→ INFORMATION SUPPLIED
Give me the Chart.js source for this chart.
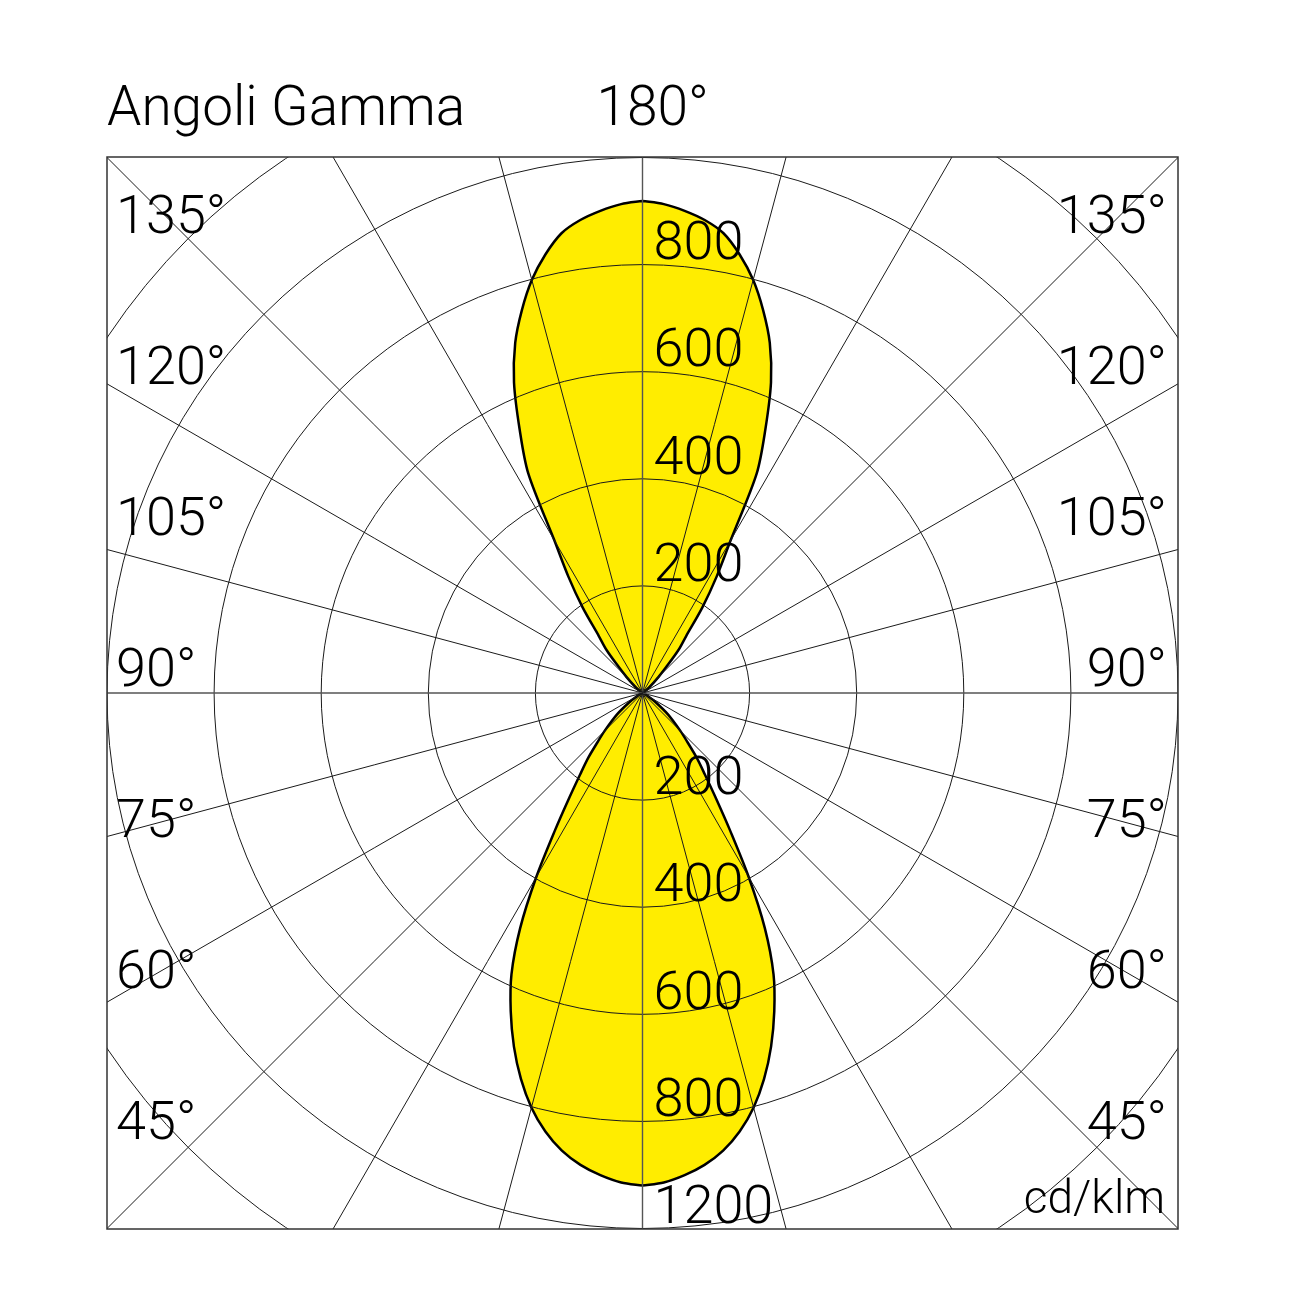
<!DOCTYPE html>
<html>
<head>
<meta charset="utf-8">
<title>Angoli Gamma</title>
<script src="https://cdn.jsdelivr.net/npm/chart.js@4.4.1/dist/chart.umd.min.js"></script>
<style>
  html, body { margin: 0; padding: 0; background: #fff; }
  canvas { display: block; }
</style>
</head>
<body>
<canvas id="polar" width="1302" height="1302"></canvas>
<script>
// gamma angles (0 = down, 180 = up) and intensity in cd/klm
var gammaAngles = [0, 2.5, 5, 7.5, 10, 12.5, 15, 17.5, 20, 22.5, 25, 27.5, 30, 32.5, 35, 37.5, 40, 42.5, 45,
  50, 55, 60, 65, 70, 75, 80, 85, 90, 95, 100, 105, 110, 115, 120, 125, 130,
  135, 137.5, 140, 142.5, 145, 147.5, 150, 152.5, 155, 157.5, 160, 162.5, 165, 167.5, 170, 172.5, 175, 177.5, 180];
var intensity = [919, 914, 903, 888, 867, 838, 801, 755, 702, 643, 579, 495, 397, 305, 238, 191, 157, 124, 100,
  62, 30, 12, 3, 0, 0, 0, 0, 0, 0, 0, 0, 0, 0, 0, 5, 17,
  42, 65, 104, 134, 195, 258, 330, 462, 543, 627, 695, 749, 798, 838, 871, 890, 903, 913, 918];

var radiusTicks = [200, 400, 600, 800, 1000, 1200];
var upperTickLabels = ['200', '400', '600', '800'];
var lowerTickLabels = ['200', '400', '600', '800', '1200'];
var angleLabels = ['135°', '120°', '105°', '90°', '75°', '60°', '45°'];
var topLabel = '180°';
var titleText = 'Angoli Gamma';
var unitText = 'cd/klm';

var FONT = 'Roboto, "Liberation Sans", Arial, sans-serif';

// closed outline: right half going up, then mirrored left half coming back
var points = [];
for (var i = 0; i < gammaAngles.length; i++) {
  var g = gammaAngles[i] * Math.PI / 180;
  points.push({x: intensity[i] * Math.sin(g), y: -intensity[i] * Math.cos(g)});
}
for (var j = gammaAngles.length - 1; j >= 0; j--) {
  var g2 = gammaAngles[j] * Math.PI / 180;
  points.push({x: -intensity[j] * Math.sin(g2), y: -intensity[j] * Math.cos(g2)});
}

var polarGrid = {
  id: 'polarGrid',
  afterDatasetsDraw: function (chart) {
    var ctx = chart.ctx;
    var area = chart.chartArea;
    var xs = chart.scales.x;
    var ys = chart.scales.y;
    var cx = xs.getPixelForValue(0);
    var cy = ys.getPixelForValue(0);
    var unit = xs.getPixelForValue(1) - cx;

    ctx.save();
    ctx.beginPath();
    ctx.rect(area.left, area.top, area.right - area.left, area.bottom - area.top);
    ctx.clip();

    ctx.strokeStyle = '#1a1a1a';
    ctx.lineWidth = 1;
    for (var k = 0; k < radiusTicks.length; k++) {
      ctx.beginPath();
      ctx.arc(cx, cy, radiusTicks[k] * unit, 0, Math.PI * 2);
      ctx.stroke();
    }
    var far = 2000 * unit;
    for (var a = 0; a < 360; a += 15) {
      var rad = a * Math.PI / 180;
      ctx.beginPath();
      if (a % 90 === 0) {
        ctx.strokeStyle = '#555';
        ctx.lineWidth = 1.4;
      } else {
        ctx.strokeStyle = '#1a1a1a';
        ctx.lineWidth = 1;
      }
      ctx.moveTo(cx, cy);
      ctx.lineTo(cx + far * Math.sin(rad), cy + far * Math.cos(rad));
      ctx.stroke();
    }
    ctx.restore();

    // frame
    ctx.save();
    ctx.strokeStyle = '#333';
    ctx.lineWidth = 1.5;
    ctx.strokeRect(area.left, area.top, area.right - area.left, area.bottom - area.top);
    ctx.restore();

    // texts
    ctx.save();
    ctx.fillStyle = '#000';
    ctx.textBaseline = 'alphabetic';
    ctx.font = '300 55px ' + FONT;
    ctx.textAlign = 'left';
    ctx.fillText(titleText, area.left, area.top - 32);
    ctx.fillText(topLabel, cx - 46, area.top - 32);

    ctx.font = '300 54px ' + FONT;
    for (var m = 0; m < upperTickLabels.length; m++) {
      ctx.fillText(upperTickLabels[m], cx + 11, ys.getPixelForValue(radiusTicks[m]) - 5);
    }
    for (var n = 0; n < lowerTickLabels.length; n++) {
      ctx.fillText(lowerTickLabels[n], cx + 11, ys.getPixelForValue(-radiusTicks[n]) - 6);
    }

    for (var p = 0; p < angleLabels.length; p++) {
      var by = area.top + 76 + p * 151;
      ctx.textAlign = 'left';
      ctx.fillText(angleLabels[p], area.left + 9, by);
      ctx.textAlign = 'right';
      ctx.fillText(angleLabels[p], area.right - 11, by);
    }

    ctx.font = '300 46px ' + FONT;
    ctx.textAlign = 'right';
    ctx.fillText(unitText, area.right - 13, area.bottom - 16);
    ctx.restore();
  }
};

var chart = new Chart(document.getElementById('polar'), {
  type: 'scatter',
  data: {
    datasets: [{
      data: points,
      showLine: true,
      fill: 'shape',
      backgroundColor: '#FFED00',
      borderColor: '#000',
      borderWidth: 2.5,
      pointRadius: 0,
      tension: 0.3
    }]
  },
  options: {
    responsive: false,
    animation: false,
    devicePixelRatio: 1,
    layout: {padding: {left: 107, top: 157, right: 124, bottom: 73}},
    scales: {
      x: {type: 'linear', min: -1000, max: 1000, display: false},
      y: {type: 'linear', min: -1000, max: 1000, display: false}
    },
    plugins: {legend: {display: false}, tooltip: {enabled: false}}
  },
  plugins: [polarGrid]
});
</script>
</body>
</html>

→ YOUR OBJECTIVE
From the data above, write out everything exactly except the pictures.

→ ANSWER FOR THIS EXERCISE
Give me the Chart.js source for this chart.
<!DOCTYPE html>
<html>
<head>
<meta charset="utf-8">
<title>Angoli Gamma</title>
<script src="https://cdn.jsdelivr.net/npm/chart.js@4.4.1/dist/chart.umd.min.js"></script>
<style>
  html, body { margin: 0; padding: 0; background: #fff; }
  canvas { display: block; }
</style>
</head>
<body>
<canvas id="polar" width="1302" height="1302"></canvas>
<script>
// gamma angles (0 = down, 180 = up) and intensity in cd/klm
var gammaAngles = [0, 2.5, 5, 7.5, 10, 12.5, 15, 17.5, 20, 22.5, 25, 27.5, 30, 32.5, 35, 37.5, 40, 42.5, 45,
  50, 55, 60, 65, 70, 75, 80, 85, 90, 95, 100, 105, 110, 115, 120, 125, 130,
  135, 137.5, 140, 142.5, 145, 147.5, 150, 152.5, 155, 157.5, 160, 162.5, 165, 167.5, 170, 172.5, 175, 177.5, 180];
var intensity = [919, 914, 903, 888, 867, 838, 801, 755, 702, 643, 579, 495, 397, 305, 238, 191, 157, 124, 100,
  62, 30, 12, 3, 0, 0, 0, 0, 0, 0, 0, 0, 0, 0, 0, 5, 17,
  42, 65, 104, 134, 195, 258, 330, 462, 543, 627, 695, 749, 798, 838, 871, 890, 903, 913, 918];

var radiusTicks = [200, 400, 600, 800, 1000, 1200];
var upperTickLabels = ['200', '400', '600', '800'];
var lowerTickLabels = ['200', '400', '600', '800', '1200'];
var angleLabels = ['135°', '120°', '105°', '90°', '75°', '60°', '45°'];
var topLabel = '180°';
var titleText = 'Angoli Gamma';
var unitText = 'cd/klm';

var FONT = 'Roboto, "Liberation Sans", Arial, sans-serif';

// closed outline: right half going up, then mirrored left half coming back
var points = [];
for (var i = 0; i < gammaAngles.length; i++) {
  var g = gammaAngles[i] * Math.PI / 180;
  points.push({x: intensity[i] * Math.sin(g), y: -intensity[i] * Math.cos(g)});
}
for (var j = gammaAngles.length - 1; j >= 0; j--) {
  var g2 = gammaAngles[j] * Math.PI / 180;
  points.push({x: -intensity[j] * Math.sin(g2), y: -intensity[j] * Math.cos(g2)});
}

var polarGrid = {
  id: 'polarGrid',
  afterDatasetsDraw: function (chart) {
    var ctx = chart.ctx;
    var area = chart.chartArea;
    var xs = chart.scales.x;
    var ys = chart.scales.y;
    var cx = xs.getPixelForValue(0);
    var cy = ys.getPixelForValue(0);
    var unit = xs.getPixelForValue(1) - cx;

    ctx.save();
    ctx.beginPath();
    ctx.rect(area.left, area.top, area.right - area.left, area.bottom - area.top);
    ctx.clip();

    ctx.strokeStyle = '#1a1a1a';
    ctx.lineWidth = 1;
    for (var k = 0; k < radiusTicks.length; k++) {
      ctx.beginPath();
      ctx.arc(cx, cy, radiusTicks[k] * unit, 0, Math.PI * 2);
      ctx.stroke();
    }
    var far = 2000 * unit;
    for (var a = 0; a < 360; a += 15) {
      var rad = a * Math.PI / 180;
      ctx.beginPath();
      if (a % 90 === 0) {
        ctx.strokeStyle = '#555';
        ctx.lineWidth = 1.4;
      } else {
        ctx.strokeStyle = '#1a1a1a';
        ctx.lineWidth = 1;
      }
      ctx.moveTo(cx, cy);
      ctx.lineTo(cx + far * Math.sin(rad), cy + far * Math.cos(rad));
      ctx.stroke();
    }
    ctx.restore();

    // frame
    ctx.save();
    ctx.strokeStyle = '#333';
    ctx.lineWidth = 1.5;
    ctx.strokeRect(area.left, area.top, area.right - area.left, area.bottom - area.top);
    ctx.restore();

    // texts
    ctx.save();
    ctx.fillStyle = '#000';
    ctx.textBaseline = 'alphabetic';
    ctx.font = '300 55px ' + FONT;
    ctx.textAlign = 'left';
    ctx.fillText(titleText, area.left, area.top - 32);
    ctx.fillText(topLabel, cx - 46, area.top - 32);

    ctx.font = '300 54px ' + FONT;
    for (var m = 0; m < upperTickLabels.length; m++) {
      ctx.fillText(upperTickLabels[m], cx + 11, ys.getPixelForValue(radiusTicks[m]) - 5);
    }
    for (var n = 0; n < lowerTickLabels.length; n++) {
      ctx.fillText(lowerTickLabels[n], cx + 11, ys.getPixelForValue(-radiusTicks[n]) - 6);
    }

    for (var p = 0; p < angleLabels.length; p++) {
      var by = area.top + 76 + p * 151;
      ctx.textAlign = 'left';
      ctx.fillText(angleLabels[p], area.left + 9, by);
      ctx.textAlign = 'right';
      ctx.fillText(angleLabels[p], area.right - 11, by);
    }

    ctx.font = '300 46px ' + FONT;
    ctx.textAlign = 'right';
    ctx.fillText(unitText, area.right - 13, area.bottom - 16);
    ctx.restore();
  }
};

var chart = new Chart(document.getElementById('polar'), {
  type: 'scatter',
  data: {
    datasets: [{
      data: points,
      showLine: true,
      fill: 'shape',
      backgroundColor: '#FFED00',
      borderColor: '#000',
      borderWidth: 2.5,
      pointRadius: 0,
      tension: 0.3
    }]
  },
  options: {
    responsive: false,
    animation: false,
    devicePixelRatio: 1,
    layout: {padding: {left: 107, top: 157, right: 124, bottom: 73}},
    scales: {
      x: {type: 'linear', min: -1000, max: 1000, display: false},
      y: {type: 'linear', min: -1000, max: 1000, display: false}
    },
    plugins: {legend: {display: false}, tooltip: {enabled: false}}
  },
  plugins: [polarGrid]
});
</script>
</body>
</html>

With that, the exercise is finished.